WORK REQUIRED →
Reproduce the listing below in full and without alteration, apart from its pictures.

DATASET CONTENT →
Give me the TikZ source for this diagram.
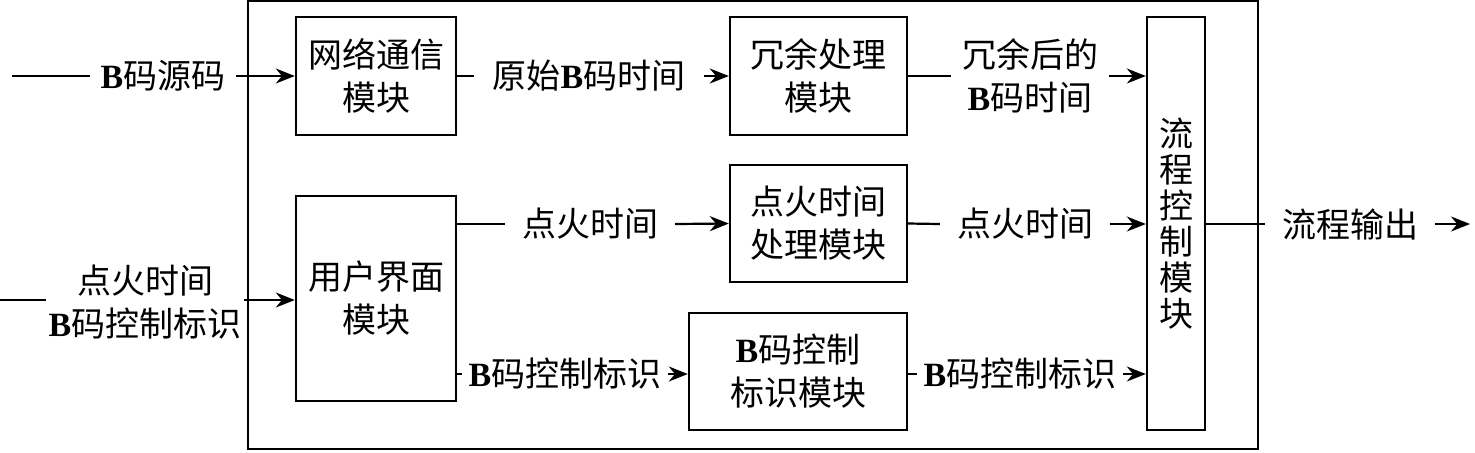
\documentclass[tikz,border=0pt]{standalone}
\usepackage{fontspec}
\setmainfont{Liberation Serif}
\newfontfamily\cjk{Noto Sans CJK SC}
\usetikzlibrary{arrows.meta}
\newcommand{\Bm}{{\rmfamily\bfseries B}}
\begin{document}
\begin{tikzpicture}[x=0.5pt, y=-0.5pt, line width=1.1pt, >={Stealth[length=9.5pt,width=7.5pt]},
	font=\cjk\fontsize{17}{21.5}\selectfont,
	box/.style={draw, line width=1.2pt, inner sep=0pt, align=center},
	lbl/.style={inner xsep=5pt, inner ysep=0pt, align=center}]
	\useasboundingbox (0,0) rectangle (1475,452);
	\draw[line width=1.2pt] (248,1) rectangle (1258,449);
	% modules
	\node[box, minimum width=80pt, minimum height=59pt] (net) at (376,76) {网络通信\\模块};
	\node[box, minimum width=88.5pt, minimum height=59pt] (red) at (818.5,76) {冗余处理\\模块};
	\node[box, minimum width=88.5pt, minimum height=58.5pt] (ign) at (818.5,223.5) {点火时间\\处理模块};
	\node[box, minimum width=80pt, minimum height=102.5pt] (ui) at (376,298.5) {用户界面\\模块};
	\node[box, minimum width=109pt, minimum height=58.5pt] (bc) at (798,371.5) {\Bm 码控制\\标识模块};
	\node[box, minimum width=29pt, minimum height=206.5pt, font=\cjk\fontsize{17}{18}\selectfont] (flow) at (1176,223.5) {流\\程\\控\\制\\模\\块};
	% labels
	\coordinate (in1) at (12,76);
	\coordinate (in2) at (0,300);
	\coordinate (out) at (1470,224);
	\node[lbl] (src) at (163,76) {\Bm 码源码};
	\node[lbl, inner xsep=9pt] (raw) at (589,76) {原始\Bm 码时间};
	\node[lbl] (rdt) at (1030,76) {冗余后的\\\Bm 码时间};
	\node[lbl, inner xsep=8pt] (it1) at (590,224) {点火时间};
	\node[lbl, inner xsep=8pt] (it2) at (1025,224) {点火时间};
	\node[lbl, inner xsep=1pt] (inp) at (145,302) {点火时间\\\Bm 码控制标识};
	\node[lbl, inner xsep=3pt] (bf1) at (565,374) {\Bm 码控制标识};
	\node[lbl, inner xsep=3pt] (bf2) at (1020,374) {\Bm 码控制标识};
	\node[lbl, inner xsep=8pt] (po) at (1350,224) {流程输出};
	% connectors
	\draw (in1) -- (src.west);
	\draw[->] (src.east) -- (net.west);
	\draw (net.east) -- (raw.west);
	\draw[->] (raw.east) -- (red.west);
	\draw (red.east) -- (rdt.west);
	\draw[->] (rdt.east) -- (rdt.east -| flow.west);
	\draw (in2) -- (inp.west |- in2);
	\draw[->] (inp.east |- in2) -- (ui.west |- in2);
	\draw (ui.east |- it1) -- (it1.west);
	\draw[->] (it1.east) -- (ign.west);
	\draw (ign.east) -- (it2.west);
	\draw[->] (it2.east) -- (it2.east -| flow.west);
	\draw (ui.east |- bf1) -- (bf1.west);
	\draw[->] (bf1.east) -- (bc.west |- bf1);
	\draw (bc.east |- bf2) -- (bf2.west);
	\draw[->] (bf2.east) -- (bf2.east -| flow.west);
	\draw (flow.east |- po) -- (po.west);
	\draw[->] (po.east) -- (out);
\end{tikzpicture}
\end{document}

ANSWER TO THIS TASK →
Give me the TikZ source for this diagram.
\documentclass[tikz,border=0pt]{standalone}
\usepackage{fontspec}
\setmainfont{Liberation Serif}
\newfontfamily\cjk{Noto Sans CJK SC}
\usetikzlibrary{arrows.meta}
\newcommand{\Bm}{{\rmfamily\bfseries B}}
\begin{document}
\begin{tikzpicture}[x=0.5pt, y=-0.5pt, line width=1.1pt, >={Stealth[length=9.5pt,width=7.5pt]},
	font=\cjk\fontsize{17}{21.5}\selectfont,
	box/.style={draw, line width=1.2pt, inner sep=0pt, align=center},
	lbl/.style={inner xsep=5pt, inner ysep=0pt, align=center}]
	\useasboundingbox (0,0) rectangle (1475,452);
	\draw[line width=1.2pt] (248,1) rectangle (1258,449);
	% modules
	\node[box, minimum width=80pt, minimum height=59pt] (net) at (376,76) {网络通信\\模块};
	\node[box, minimum width=88.5pt, minimum height=59pt] (red) at (818.5,76) {冗余处理\\模块};
	\node[box, minimum width=88.5pt, minimum height=58.5pt] (ign) at (818.5,223.5) {点火时间\\处理模块};
	\node[box, minimum width=80pt, minimum height=102.5pt] (ui) at (376,298.5) {用户界面\\模块};
	\node[box, minimum width=109pt, minimum height=58.5pt] (bc) at (798,371.5) {\Bm 码控制\\标识模块};
	\node[box, minimum width=29pt, minimum height=206.5pt, font=\cjk\fontsize{17}{18}\selectfont] (flow) at (1176,223.5) {流\\程\\控\\制\\模\\块};
	% labels
	\coordinate (in1) at (12,76);
	\coordinate (in2) at (0,300);
	\coordinate (out) at (1470,224);
	\node[lbl] (src) at (163,76) {\Bm 码源码};
	\node[lbl, inner xsep=9pt] (raw) at (589,76) {原始\Bm 码时间};
	\node[lbl] (rdt) at (1030,76) {冗余后的\\\Bm 码时间};
	\node[lbl, inner xsep=8pt] (it1) at (590,224) {点火时间};
	\node[lbl, inner xsep=8pt] (it2) at (1025,224) {点火时间};
	\node[lbl, inner xsep=1pt] (inp) at (145,302) {点火时间\\\Bm 码控制标识};
	\node[lbl, inner xsep=3pt] (bf1) at (565,374) {\Bm 码控制标识};
	\node[lbl, inner xsep=3pt] (bf2) at (1020,374) {\Bm 码控制标识};
	\node[lbl, inner xsep=8pt] (po) at (1350,224) {流程输出};
	% connectors
	\draw (in1) -- (src.west);
	\draw[->] (src.east) -- (net.west);
	\draw (net.east) -- (raw.west);
	\draw[->] (raw.east) -- (red.west);
	\draw (red.east) -- (rdt.west);
	\draw[->] (rdt.east) -- (rdt.east -| flow.west);
	\draw (in2) -- (inp.west |- in2);
	\draw[->] (inp.east |- in2) -- (ui.west |- in2);
	\draw (ui.east |- it1) -- (it1.west);
	\draw[->] (it1.east) -- (ign.west);
	\draw (ign.east) -- (it2.west);
	\draw[->] (it2.east) -- (it2.east -| flow.west);
	\draw (ui.east |- bf1) -- (bf1.west);
	\draw[->] (bf1.east) -- (bc.west |- bf1);
	\draw (bc.east |- bf2) -- (bf2.west);
	\draw[->] (bf2.east) -- (bf2.east -| flow.west);
	\draw (flow.east |- po) -- (po.west);
	\draw[->] (po.east) -- (out);
\end{tikzpicture}
\end{document}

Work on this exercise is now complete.